Today, or perhaps the last three days or even the entire week, I am feeling a bit like that. I can’t seem to relax and even thinking about doing something to relax, like going to the library cafĂ© and journaling, tumbles me into a deeper state of anxiety. 

 

The cats will be with us till Sunday when their human dad returns. I will help him get them and their stuff back to their home and then rush back here to pack and leave for Bombay. I haven’t been back in over two years and two months. I haven’t been anywhere and forgotten how to pack and travel. Anxious! 

 

But my current internal suffering comes from being in a complete creative void. No writing, no reading,  no drawing even. I don’t know what it is — the combination end of the test exhaustion and sleep deprivation once the cats got here, or something deeper? My mind tends to pick up the white cat’s anxiety and then we make each other more anxious.
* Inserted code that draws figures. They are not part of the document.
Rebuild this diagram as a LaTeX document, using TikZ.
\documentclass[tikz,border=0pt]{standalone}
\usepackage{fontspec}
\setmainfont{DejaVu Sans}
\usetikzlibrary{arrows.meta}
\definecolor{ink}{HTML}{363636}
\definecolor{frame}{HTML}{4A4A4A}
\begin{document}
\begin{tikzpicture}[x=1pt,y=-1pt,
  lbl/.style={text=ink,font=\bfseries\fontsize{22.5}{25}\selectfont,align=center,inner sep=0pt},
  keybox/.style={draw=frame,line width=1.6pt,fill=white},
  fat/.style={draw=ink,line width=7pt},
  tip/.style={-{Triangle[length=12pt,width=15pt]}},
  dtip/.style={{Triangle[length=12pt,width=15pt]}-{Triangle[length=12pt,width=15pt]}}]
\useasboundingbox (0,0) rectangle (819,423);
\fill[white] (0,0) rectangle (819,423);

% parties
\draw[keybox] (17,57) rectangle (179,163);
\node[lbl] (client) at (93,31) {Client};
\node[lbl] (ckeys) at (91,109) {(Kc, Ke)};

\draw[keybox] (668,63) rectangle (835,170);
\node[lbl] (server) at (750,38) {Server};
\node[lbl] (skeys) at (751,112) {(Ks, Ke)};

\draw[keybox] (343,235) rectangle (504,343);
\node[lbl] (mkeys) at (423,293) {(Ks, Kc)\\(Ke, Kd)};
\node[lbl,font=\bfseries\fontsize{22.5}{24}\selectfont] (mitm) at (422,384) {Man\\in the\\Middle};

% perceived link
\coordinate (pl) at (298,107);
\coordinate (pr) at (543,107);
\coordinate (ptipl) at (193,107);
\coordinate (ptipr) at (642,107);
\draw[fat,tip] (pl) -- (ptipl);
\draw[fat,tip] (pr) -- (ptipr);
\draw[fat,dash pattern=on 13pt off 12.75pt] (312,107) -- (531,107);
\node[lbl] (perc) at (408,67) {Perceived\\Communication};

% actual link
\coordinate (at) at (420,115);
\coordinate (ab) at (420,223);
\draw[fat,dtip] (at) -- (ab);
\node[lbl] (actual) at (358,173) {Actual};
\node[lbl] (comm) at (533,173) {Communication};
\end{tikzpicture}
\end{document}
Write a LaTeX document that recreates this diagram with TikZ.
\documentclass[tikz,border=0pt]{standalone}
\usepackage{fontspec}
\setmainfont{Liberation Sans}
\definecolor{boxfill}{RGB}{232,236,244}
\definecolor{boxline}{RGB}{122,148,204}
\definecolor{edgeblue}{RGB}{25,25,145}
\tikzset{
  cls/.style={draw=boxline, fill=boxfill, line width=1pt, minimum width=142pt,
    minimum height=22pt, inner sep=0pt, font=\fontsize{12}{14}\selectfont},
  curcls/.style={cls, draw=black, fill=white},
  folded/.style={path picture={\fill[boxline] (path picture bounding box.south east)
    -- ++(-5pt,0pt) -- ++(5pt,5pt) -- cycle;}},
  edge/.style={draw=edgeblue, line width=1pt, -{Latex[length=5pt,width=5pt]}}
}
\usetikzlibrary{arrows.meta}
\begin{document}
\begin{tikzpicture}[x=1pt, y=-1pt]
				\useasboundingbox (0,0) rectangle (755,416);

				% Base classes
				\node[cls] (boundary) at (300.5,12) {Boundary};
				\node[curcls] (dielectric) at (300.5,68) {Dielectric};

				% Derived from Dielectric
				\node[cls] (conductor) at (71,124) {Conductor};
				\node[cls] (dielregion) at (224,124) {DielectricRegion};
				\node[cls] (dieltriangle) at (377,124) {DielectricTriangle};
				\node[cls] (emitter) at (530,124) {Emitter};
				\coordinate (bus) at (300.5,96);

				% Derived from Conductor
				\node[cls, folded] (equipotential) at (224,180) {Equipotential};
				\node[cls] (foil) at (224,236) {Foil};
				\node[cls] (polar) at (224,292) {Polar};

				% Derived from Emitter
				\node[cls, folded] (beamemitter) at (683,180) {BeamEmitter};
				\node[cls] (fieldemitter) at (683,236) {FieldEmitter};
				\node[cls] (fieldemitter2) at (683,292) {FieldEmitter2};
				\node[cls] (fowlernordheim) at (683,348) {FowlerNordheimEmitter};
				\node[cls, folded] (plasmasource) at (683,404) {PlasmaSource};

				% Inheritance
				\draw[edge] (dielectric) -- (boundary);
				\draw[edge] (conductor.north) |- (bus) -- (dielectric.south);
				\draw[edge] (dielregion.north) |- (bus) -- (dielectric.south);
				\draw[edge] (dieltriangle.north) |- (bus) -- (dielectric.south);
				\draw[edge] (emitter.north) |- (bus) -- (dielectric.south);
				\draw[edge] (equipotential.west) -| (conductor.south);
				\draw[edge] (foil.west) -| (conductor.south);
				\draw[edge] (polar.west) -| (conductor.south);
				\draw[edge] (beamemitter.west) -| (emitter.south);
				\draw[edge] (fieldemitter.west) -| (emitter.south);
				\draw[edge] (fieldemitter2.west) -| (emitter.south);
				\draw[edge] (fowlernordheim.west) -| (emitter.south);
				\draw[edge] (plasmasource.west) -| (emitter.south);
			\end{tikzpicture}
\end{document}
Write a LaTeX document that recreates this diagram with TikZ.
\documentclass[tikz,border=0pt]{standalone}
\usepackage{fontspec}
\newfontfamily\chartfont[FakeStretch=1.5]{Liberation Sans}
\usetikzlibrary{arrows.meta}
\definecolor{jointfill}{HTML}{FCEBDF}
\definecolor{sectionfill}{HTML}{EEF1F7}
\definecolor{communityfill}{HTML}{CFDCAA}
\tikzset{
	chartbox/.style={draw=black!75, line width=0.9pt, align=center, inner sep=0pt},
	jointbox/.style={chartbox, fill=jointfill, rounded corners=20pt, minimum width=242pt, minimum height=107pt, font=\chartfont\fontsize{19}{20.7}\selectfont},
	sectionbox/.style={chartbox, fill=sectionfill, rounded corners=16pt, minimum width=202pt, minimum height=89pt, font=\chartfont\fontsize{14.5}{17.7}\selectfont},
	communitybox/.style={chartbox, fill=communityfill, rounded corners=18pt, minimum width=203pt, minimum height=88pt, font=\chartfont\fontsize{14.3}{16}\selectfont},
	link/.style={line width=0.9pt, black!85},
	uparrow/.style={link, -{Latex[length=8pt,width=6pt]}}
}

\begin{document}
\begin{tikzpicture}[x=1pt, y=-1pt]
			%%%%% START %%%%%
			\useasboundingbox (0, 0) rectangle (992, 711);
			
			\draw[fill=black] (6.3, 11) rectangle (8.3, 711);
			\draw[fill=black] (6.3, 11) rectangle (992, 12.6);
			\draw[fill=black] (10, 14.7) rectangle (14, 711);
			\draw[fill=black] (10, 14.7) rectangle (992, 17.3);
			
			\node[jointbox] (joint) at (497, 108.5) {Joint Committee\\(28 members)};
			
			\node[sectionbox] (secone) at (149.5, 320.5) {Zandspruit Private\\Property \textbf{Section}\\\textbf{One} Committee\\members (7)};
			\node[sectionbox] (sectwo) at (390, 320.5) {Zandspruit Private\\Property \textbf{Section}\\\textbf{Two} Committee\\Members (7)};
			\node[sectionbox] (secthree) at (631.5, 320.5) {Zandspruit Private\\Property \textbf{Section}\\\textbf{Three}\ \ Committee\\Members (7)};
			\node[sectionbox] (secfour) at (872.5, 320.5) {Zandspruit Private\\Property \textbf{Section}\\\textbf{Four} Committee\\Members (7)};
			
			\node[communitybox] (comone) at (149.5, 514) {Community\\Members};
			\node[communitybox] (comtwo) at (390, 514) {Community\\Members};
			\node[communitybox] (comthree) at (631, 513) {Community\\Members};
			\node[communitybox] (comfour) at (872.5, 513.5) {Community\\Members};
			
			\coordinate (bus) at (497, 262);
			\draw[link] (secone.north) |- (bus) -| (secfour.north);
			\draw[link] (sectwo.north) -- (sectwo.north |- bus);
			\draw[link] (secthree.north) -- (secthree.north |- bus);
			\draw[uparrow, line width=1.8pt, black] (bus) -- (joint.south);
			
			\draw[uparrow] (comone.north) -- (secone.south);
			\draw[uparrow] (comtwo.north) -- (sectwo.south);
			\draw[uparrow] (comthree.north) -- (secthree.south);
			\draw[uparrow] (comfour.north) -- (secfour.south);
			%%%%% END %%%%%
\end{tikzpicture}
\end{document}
I feel sad, ashamed even, that like him I haven’t handled my disturbance at all well this time. I have been grumpy and tense.

 

It's a time when I am trying to establish a proper writing practice. I don’t think I’ve ever really had one. Despite having a serious passion for writing, it feels on and off — dependent on inspiration, task (as in deadline of some sort, that includes feedback to another writer), and time (as in when I have time constrains the first thing that gets dropped is writing). Perhaps a part of me likes this non-structuredness, and not very committed way to doing things. 

 

But every so often I seem to have the need to have a proper practice. I read how ‘real’ writers have routines and how they go ‘into the cave and sharpen their pencils’ even when not writing. I’ve tried several times to start one but never chased it seriously. Perhaps I need to process these two parts together, allow them to dialogue, but right now I just want to start one. 

 

Several writer friends, and I mean serious and published ones, have suggested that I link writing practice to my karate practice, or at least take tips from that to develop this. The two feel very far apart though I know they are not. It wasn’t always so but now it is simple to keep the karate practice. There is a simplicity in the elements involved — basics, kata, hojo-undo, gym, group practice, and teaching. A certain number of hours every week which could be a combination of those elements in any way that feels right. I never get karate ‘block’ and nor do I faff on the day and time I am supposed to practice. 

 

It wasn’t always so and perhaps reflecting on the process of how I got serious in karate might provide me more insight than looking outside to other writer’s practices. But it is fun to hear about those.  

 

It’s been a disruptive time and the next weeks in Bombay will be more so, especially since we haven’t been there in so long, but I am going to keep a bit of my mind on getting the shape and elements of a practice going. I am making a list of things that could go into a practice and I am going to keep my notebook with me and make notes whenever and wherever. 

 

Natalie Goldberg says, “One of the main aims in a writing practice is to learn to trust your own mind and body; to grow patient and non-aggressive.” I think that learning to trust the body and mind was the exact process by which I came to a karate practice. May I succeed in this too despite the time of constant change.